Finance Minister Jibril Ibrahim responded to this crisis, claiming the government was deliberately taking these measures to transfer traditional cash payments to an electronic payment system and encourage civilians to open bank accounts. 

According to a former investment banker who requested anonymity, the decision to change the currency in the army-controlled areas and limit the amount of this new currency in circulation was a purely political decision —designed to economically strangle the Rapid Support Forces with no consideration for the country’s citizenry. “The government did not pump in large amounts of [the new] money first before going to the electronic system,” he told Ayin. “It is not possible to deprive about 15 million people of their money and expect them to stand in long lines for 200,000 Sudanese Pounds while the inflation rate eliminates this amount in a few hours.”
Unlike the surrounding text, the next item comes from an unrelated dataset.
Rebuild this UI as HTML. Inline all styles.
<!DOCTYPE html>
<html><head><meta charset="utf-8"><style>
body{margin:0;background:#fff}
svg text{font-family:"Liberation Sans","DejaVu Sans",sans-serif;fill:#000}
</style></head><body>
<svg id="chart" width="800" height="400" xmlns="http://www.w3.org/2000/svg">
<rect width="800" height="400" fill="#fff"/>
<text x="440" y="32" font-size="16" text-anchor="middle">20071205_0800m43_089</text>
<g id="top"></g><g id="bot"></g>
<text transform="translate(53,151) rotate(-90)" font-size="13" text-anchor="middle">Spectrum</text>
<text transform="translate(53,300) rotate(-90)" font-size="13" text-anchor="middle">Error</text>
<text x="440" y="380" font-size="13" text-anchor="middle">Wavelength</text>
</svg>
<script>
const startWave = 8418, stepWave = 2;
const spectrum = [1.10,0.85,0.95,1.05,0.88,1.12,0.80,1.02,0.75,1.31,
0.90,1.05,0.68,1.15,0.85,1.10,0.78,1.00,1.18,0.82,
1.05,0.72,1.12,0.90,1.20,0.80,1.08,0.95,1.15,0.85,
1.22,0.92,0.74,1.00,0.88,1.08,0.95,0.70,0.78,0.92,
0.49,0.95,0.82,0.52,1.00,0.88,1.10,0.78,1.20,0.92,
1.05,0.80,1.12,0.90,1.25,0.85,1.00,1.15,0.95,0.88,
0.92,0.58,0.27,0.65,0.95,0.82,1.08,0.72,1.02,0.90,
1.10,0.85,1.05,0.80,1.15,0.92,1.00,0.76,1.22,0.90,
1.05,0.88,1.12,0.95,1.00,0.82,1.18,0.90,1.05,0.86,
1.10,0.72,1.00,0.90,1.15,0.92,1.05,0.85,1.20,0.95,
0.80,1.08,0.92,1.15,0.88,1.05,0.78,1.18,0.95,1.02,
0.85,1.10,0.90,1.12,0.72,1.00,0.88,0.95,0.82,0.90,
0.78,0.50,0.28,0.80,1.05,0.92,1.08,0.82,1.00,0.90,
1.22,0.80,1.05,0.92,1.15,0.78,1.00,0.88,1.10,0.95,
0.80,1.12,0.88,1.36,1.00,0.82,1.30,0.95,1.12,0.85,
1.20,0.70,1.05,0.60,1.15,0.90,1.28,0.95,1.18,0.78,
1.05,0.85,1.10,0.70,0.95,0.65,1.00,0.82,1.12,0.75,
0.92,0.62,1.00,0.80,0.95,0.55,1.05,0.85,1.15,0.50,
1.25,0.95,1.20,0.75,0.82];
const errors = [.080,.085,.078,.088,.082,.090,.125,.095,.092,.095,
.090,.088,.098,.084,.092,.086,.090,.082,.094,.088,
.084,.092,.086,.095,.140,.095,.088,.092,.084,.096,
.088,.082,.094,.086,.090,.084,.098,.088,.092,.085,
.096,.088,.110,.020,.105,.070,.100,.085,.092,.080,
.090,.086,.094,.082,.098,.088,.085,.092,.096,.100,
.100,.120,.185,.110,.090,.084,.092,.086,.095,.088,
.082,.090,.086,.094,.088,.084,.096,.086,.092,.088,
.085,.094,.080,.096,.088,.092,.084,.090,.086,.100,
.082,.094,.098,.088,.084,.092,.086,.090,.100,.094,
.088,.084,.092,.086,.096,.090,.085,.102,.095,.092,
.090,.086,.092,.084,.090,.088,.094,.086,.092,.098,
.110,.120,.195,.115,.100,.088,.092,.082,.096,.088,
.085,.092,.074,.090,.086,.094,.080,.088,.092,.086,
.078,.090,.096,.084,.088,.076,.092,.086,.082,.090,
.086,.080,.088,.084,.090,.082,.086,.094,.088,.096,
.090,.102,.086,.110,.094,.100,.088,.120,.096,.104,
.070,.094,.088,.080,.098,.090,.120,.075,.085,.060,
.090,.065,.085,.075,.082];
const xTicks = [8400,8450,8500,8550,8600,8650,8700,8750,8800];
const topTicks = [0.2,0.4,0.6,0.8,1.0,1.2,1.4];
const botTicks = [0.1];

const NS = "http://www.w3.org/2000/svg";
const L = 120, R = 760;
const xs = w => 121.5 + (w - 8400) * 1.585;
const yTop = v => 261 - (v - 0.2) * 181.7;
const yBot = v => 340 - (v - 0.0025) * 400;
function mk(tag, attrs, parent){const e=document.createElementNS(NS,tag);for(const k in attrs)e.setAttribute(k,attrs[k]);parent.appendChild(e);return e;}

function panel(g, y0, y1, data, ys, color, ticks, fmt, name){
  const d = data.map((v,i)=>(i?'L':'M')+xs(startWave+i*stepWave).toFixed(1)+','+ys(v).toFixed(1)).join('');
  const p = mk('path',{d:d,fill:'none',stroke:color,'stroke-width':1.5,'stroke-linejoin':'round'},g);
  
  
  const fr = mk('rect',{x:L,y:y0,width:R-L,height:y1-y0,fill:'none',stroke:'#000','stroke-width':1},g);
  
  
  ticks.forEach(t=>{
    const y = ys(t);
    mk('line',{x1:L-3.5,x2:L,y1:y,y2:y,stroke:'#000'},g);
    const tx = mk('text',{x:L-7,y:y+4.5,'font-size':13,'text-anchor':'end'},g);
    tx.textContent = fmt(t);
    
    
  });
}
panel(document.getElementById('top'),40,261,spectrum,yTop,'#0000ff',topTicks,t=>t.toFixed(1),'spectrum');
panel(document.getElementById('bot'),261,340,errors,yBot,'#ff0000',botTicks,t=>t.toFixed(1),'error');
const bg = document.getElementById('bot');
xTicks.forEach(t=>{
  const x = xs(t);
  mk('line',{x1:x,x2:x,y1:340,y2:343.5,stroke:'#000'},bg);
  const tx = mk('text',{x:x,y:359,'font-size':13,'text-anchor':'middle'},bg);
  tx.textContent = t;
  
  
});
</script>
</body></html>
Sudan Foreign Minister and his Russian counterpart in Moscow, February, 2025 (Agencies)

No foreign funding 

The war also dashed hopes of creating a foreign exchange reserves at the central bank, which is now struggling to find a way to print local currency to meet the liquidity crisis, according to a financial adviser at the bank, also requesting anonymity for security reasons.
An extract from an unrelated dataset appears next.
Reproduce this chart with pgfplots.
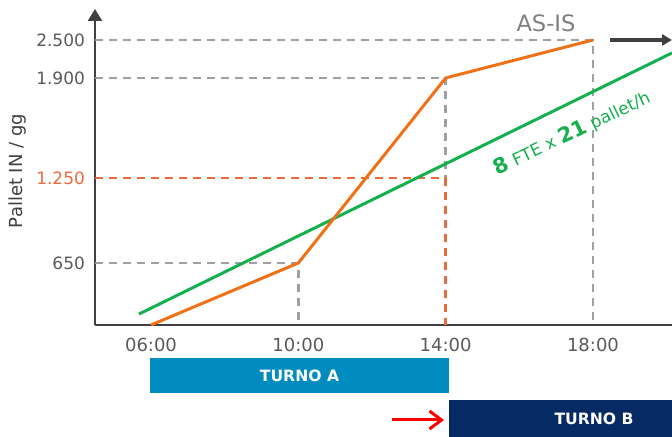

“Sudan does not have any promises regarding obtaining international funding exceeding $500 million during the year 2025,” the advisor told Ayin. Finance Minister Ibrahim had high hopes of loans from the gulf countries along with gold and oil investments from Russia, the advisor said, but this has not materialised. “Countries usually do not prefer to lend to bankrupt governments and, at the same time, insist on waging wars.”